March 20

Innovation requires real customer understanding

So, what do you know about your customers? Sure you may have some quite sophisticated statistical analysis programme which combines sales and store card data in order to track spending patterns for example, but in reality, how much does that actually help you to really understand your customers?

Let me say at the outset that there is nothing wrong in data gathering, but statistics are only as good as the person who is asking the questions. After all, knowing that customer A buys five extra bottles of milk on a Thursday may help with ordering and stock management but does it really help you to interact and provide added value for your customer? The reality is that even a simple understanding of what they are using the extra milk for and why on a Thursday could bring some important cross selling opportunities, help generate some extra goodwill or more importantly, help you understand where there’s a problem or opportunity to focus your innovation efforts on.

For example, if the milk was being used as part of a volunteer session at a local junior sports club then is there an opportunity to offer a local club discount or to make a donation in kind at a sports day. Perhaps one or two of your employees might like to volunteer or perhaps you might be able to offer a bag packing session to help to raise money for the club. And then of course there are all the cross selling opportunities which could be provided if you understood the nature of the club and its requirements.

That’s one very simple example but it does help to illustrate the difference between having statistics and really understanding the customer. So you’d think therefore that building customer understanding is a business imperative and yet 60% of major UK business leaders admit their senior teams fail to understand their customers. It’s hardly surprising therefore that a culture of innovation is increasingly becoming not just an imperative for business but the imperative for business with a Wazoku innovation report revealing that 90% of respondents saw innovation as a way to improve the customer experience.

Really understanding the customer starts with the change of attitude and that change has to be evidenced throughout the organisation. Your customers aren’t simply ‘people’ that buy your products, they’re a valuable element of the organisational team, they should be considered partners. However, shifting an organisation towards a culture of innovation-focused customer interaction may well require more than a simple change of attitude but also of process, procedure and training.

For example, building customer understanding may well require you to build a measure of rapport with your customer and that isn’t going to be done if your employees are either targeted to answer queries in the shortest possible time or haven’t been trained to communicate really well. After all, any customer faced with an officious or sullen employee isn’t likely to divulge extraneous information.

So any organisation that wants to build a culture of customer inclusivity or more importantly, customer-led innovation needs to work with its employees to build the right attitude, ethos and approach. Naturally that starts with appointing the right employees in the first place, but it also requires training in communication, understanding and questioning skills, alongside telephone and face-to-face interview techniques and the crucial, design thinking component of empathy. More than that, it requires a resetting of organisational structure and expectations to ensure that everyone, customer facing or not, considers the customer outcome in their every decision and action. Ultimately, that’s when you’ll be on your way to becoming an innovation-led organisation.

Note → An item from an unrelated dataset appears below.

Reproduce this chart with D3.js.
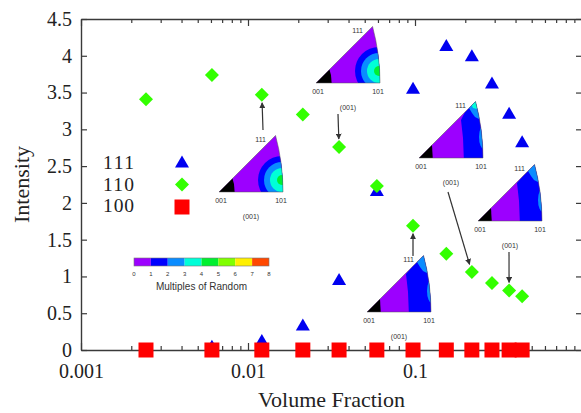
<!DOCTYPE html>
<html>
<head>
<meta charset="utf-8">
<script src="https://cdn.jsdelivr.net/npm/d3@7"></script>
<style>
  body { margin: 0; background: #fff; }
  svg { display: block; }
  .serif { font-family: "Liberation Serif", "Times New Roman", serif; }
  .sans { font-family: "Liberation Sans", Arial, sans-serif; }
</style>
</head>
<body>
<div class="chart"></div>
<script>
// values
const volumeFraction = [0.00245, 0.00608, 0.0121, 0.0213, 0.0351, 0.0591, 0.0973, 0.154, 0.219, 0.289, 0.366, 0.438];
const intensity111 = [0, 0.05, 0.13, 0.34, 0.96, 2.17, 3.56, 4.14, 4.0, 3.63, 3.22, 2.83];
const intensity110 = [3.41, 3.74, 3.47, 3.20, 2.76, 2.23, 1.69, 1.31, 1.06, 0.91, 0.81, 0.73];
const intensity100 = [0, 0, 0, 0, 0, 0, 0, 0, 0, 0, 0, 0];
const seriesNames = ['111', '110', '100'];
const yTicks = [0, 0.5, 1, 1.5, 2, 2.5, 3, 3.5, 4, 4.5];
const xLabels = [0.001, 0.01, 0.1];
const mrdLabels = [0, 1, 2, 3, 4, 5, 6, 7, 8];
const mrdColors = ['#9c00ff', '#0000ff', '#0a8cff', '#00ffd8', '#00f030', '#80ff00', '#fff000', '#ff4800'];

const width = 581, height = 413;
const plotL = 81, plotR = 582, plotT = 19, plotB = 350;

const svg = d3.select('.chart').append('svg')
  .attr('width', width)
  .attr('height', height);

const x = d3.scaleLog().domain([0.001, 1]).range([plotL, plotR]);
const y = d3.scaleLinear().domain([0, 4.5]).range([plotB, plotT]);

// minor + major ticks for the log axis
let logTicks = [];
for (let e = -3; e < 0; e++) {
  for (let m = 1; m <= 9; m++) logTicks.push(m * Math.pow(10, e));
}
logTicks.push(1);
const isMajor = d => Math.abs(Math.log10(d) - Math.round(Math.log10(d))) < 1e-9;

const axisColor = '#3a3a3a';

const gx = svg.append('g')
  .attr('transform', `translate(0,${plotB})`)
  .call(d3.axisBottom(x).tickValues(logTicks).tickSizeInner(-4).tickSizeOuter(0).tickPadding(14)
    .tickFormat(d => xLabels.some(v => Math.abs(v - d) < 1e-9) ? d3.format('')(d) : ''));
gx.selectAll('.tick line').filter(d => isMajor(d)).attr('y2', -7);

const gxt = svg.append('g')
  .attr('transform', `translate(0,${plotT})`)
  .call(d3.axisTop(x).tickValues(logTicks).tickSizeInner(-4).tickSizeOuter(0).tickFormat(''));
gxt.selectAll('.tick line').filter(d => isMajor(d)).attr('y2', 7);

const gy = svg.append('g')
  .attr('transform', `translate(${plotL},0)`)
  .call(d3.axisLeft(y).tickValues(yTicks).tickSizeInner(-6).tickSizeOuter(0).tickPadding(9).tickFormat(d => d));

const gyr = svg.append('g')
  .attr('transform', `translate(${plotR},0)`)
  .call(d3.axisRight(y).tickValues(yTicks).tickSizeInner(-6).tickSizeOuter(0).tickFormat(''));

[gx, gxt, gy, gyr].forEach(g => {
  g.select('.domain').attr('stroke', axisColor).attr('stroke-width', 1.4);
  g.selectAll('.tick line').attr('stroke', axisColor).attr('stroke-width', 1.2);
  g.selectAll('.tick text')
    .attr('class', 'serif')
    .attr('font-size', 20)
    .attr('fill', '#222');
});

svg.append('text')
  .attr('class', 'serif')
  .attr('x', (plotL + plotR) / 2)
  .attr('y', 407)
  .attr('text-anchor', 'middle')
  .attr('font-size', 22)
  .attr('fill', '#222')
  .text('Volume Fraction');

svg.append('text')
  .attr('class', 'serif')
  .attr('transform', `translate(29,${(plotT + plotB) / 2}) rotate(-90)`)
  .attr('text-anchor', 'middle')
  .attr('font-size', 22)
  .attr('fill', '#222')
  .text('Intensity');

// ---- inverse pole figure insets ----
const W = 64;
const s = W / Math.tan(Math.PI / 8);
const apex = [s * (Math.sqrt(3) - 1) / 2, -s * (Math.sqrt(3) - 1) / 2];
const R = s * Math.SQRT2;
const triPath = `M0,0 L${W},0 A${R},${R} 0 0 0 ${apex[0]},${apex[1]} Z`;

const insets = [
  {x0: 316, y0: 83, style: 'A', target: 4, from: [338, 114]},
  {x0: 219, y0: 192, style: 'A', target: 2, from: [263, 130]},
  {x0: 367, y0: 312, style: 'B', target: 6, from: [413, 256]},
  {x0: 419, y0: 158, style: 'C', target: 8, from: [448, 192]},
  {x0: 478, y0: 221, style: 'B', target: 10, from: [509, 252]}
];

const defs = svg.append('defs');
defs.append('marker')
  .attr('id', 'arrowhead')
  .attr('viewBox', '0 0 10 10')
  .attr('refX', 9).attr('refY', 5)
  .attr('markerWidth', 6).attr('markerHeight', 6)
  .attr('markerUnits', 'userSpaceOnUse')
  .attr('orient', 'auto')
  .append('path')
  .attr('d', 'M0,0 L10,5 L0,10 Z')
  .attr('fill', '#333');

const line = d3.line();

insets.forEach((ins, i) => {
  defs.append('clipPath').attr('id', 'tri' + i)
    .append('path').attr('d', triPath);

  const g = svg.append('g').attr('transform', `translate(${ins.x0},${ins.y0})`);
  const c = g.append('g').attr('clip-path', `url(#tri${i})`);
  c.append('rect').attr('x', -5).attr('y', -70).attr('width', 80).attr('height', 80).attr('fill', mrdColors[0]);

  if (ins.style === 'A') {
    const cx = 63, cy = -12;
    [[24, mrdColors[1]], [18, mrdColors[2]], [12, mrdColors[3]], [5, mrdColors[4]]].forEach(([r, col]) => {
      c.append('circle').attr('cx', cx).attr('cy', cy).attr('r', r).attr('fill', col);
    });
    c.append('path').attr('d', line([[-5, 5], [16, 5], [15, -8], [13, -15], [-5, -15]])).attr('fill', '#000');
  } else {
    const edge = ins.style === 'C' ? 45 : 42;
    c.append('path')
      .attr('d', line([[edge, 5], [edge - 1, -20], [edge - 3, -38], [46, -46], [80, -80], [80, 5]]))
      .attr('fill', mrdColors[1]);
    c.append('path')
      .attr('d', line([[44, -58], [50, -50], [53, -45], [56, -41], [60, -39], [80, -38], [80, -80]]))
      .attr('fill', mrdColors[2]);
    c.append('ellipse').attr('cx', 65).attr('cy', -21).attr('rx', 5).attr('ry', 12).attr('fill', mrdColors[2]);
    if (ins.style === 'C') {
      c.append('path')
        .attr('d', line([[50, -58], [54, -50], [58, -49], [62, -58]]))
        .attr('fill', mrdColors[3]);
    }
    c.append('path').attr('d', line([[-5, 5], [14, 5], [13, -13], [-5, -13]])).attr('fill', '#000');
  }
  g.append('path').attr('d', triPath).attr('fill', 'none').attr('stroke', '#555').attr('stroke-width', 0.5);

  const labels = [
    {t: '111', x: 47, y: -50, a: 'end'},
    {t: '001', x: 2, y: 11, a: 'middle'},
    {t: '101', x: 62, y: 11, a: 'middle'},
    {t: '(001)', x: 32, y: 27, a: 'middle'}
  ];
  g.selectAll('text').data(labels).enter().append('text')
    .attr('class', 'sans')
    .attr('x', d => d.x).attr('y', d => d.y)
    .attr('text-anchor', d => d.a)
    .attr('font-size', 7)
    .attr('fill', '#333')
    .text(d => d.t);

  // arrow to the point it describes
  const tx = x(volumeFraction[ins.target]);
  const ty = y(intensity110[ins.target]);
  const dx = tx - ins.from[0], dy = ty - ins.from[1];
  const len = Math.hypot(dx, dy);
  svg.append('line')
    .attr('x1', ins.from[0]).attr('y1', ins.from[1])
    .attr('x2', tx - dx / len * 8).attr('y2', ty - dy / len * 8)
    .attr('stroke', '#333').attr('stroke-width', 1.2)
    .attr('marker-end', 'url(#arrowhead)');
});

// ---- colour bar ----
const cb = d3.scaleLinear().domain([0, 8]).range([134, 269]);
svg.selectAll('rect.mrd')
  .data(mrdColors)
  .enter()
  .append('rect')
  .attr('class', 'mrd')
  .attr('x', (d, i) => cb(i))
  .attr('y', 258)
  .attr('width', (d, i) => cb(i + 1) - cb(i))
  .attr('height', 8)
  .attr('fill', d => d);
svg.append('rect').attr('x', cb(0)).attr('y', 258).attr('width', cb(8) - cb(0)).attr('height', 8)
  .attr('fill', 'none').attr('stroke', '#777').attr('stroke-width', 0.6);
svg.selectAll('text.mrd')
  .data(mrdLabels)
  .enter()
  .append('text')
  .attr('class', 'sans')
  .attr('x', d => cb(d))
  .attr('y', 276)
  .attr('text-anchor', 'middle')
  .attr('font-size', 6)
  .attr('fill', '#333')
  .text(d => d);
svg.append('text')
  .attr('class', 'sans')
  .attr('x', cb(4))
  .attr('y', 290)
  .attr('text-anchor', 'middle')
  .attr('font-size', 10)
  .attr('fill', '#333')
  .text('Multiples of Random');

// ---- markers ----
const triangle = 'M0,-6.5 L7,5.5 L-7,5.5 Z';
const diamond = 'M0,-7 L7,0 L0,7 L-7,0 Z';
const square = 'M-7.5,-7.5 H7.5 V7.5 H-7.5 Z';
const series = [
  {values: intensity111, shape: triangle, color: '#0000f0'},
  {values: intensity110, shape: diamond, color: '#33ff00'},
  {values: intensity100, shape: square, color: '#ff0000'}
];

series.forEach(sr => {
  svg.append('g').selectAll('path')
    .data(volumeFraction)
    .enter()
    .append('path')
    .attr('d', sr.shape)
    .attr('transform', (d, i) => `translate(${x(d)},${y(sr.values[i])})`)
    .attr('fill', sr.color);
});

// ---- legend ----
const legend = svg.append('g');
legend.selectAll('text')
  .data(seriesNames)
  .enter()
  .append('text')
  .attr('class', 'serif')
  .attr('x', 103)
  .attr('y', (d, i) => 169 + i * 21.7)
  .attr('font-size', 19.5)
  .attr('textLength', 31)
  .attr('fill', '#222')
  .text(d => d);
legend.selectAll('path')
  .data(series)
  .enter()
  .append('path')
  .attr('d', d => d.shape)
  .attr('transform', (d, i) => `translate(182,${162 + i * 22.5})`)
  .attr('fill', d => d.color);
</script>
</body>
</html>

In January 2015 the Institute of Customer Service reported that the UK’s customer satisfaction index reflected profound shifts in the market environment with customer expectations evolving rapidly. This reflects an earlier report from illumiti in 2013 in which 47% of businesses put shifting customer expectations as being the trend which most affected their business. However, statistics will only go so far and whilst they may a guide to past performance they cannot accurately reflect future trends. It is only when businesses ally statistics gathered to a culture of customer understanding which looks to develop deep insight and intelligence that a game changing shift in the customer relationship can take place. Do you understand your customer dimension? Perhaps it’s time you did!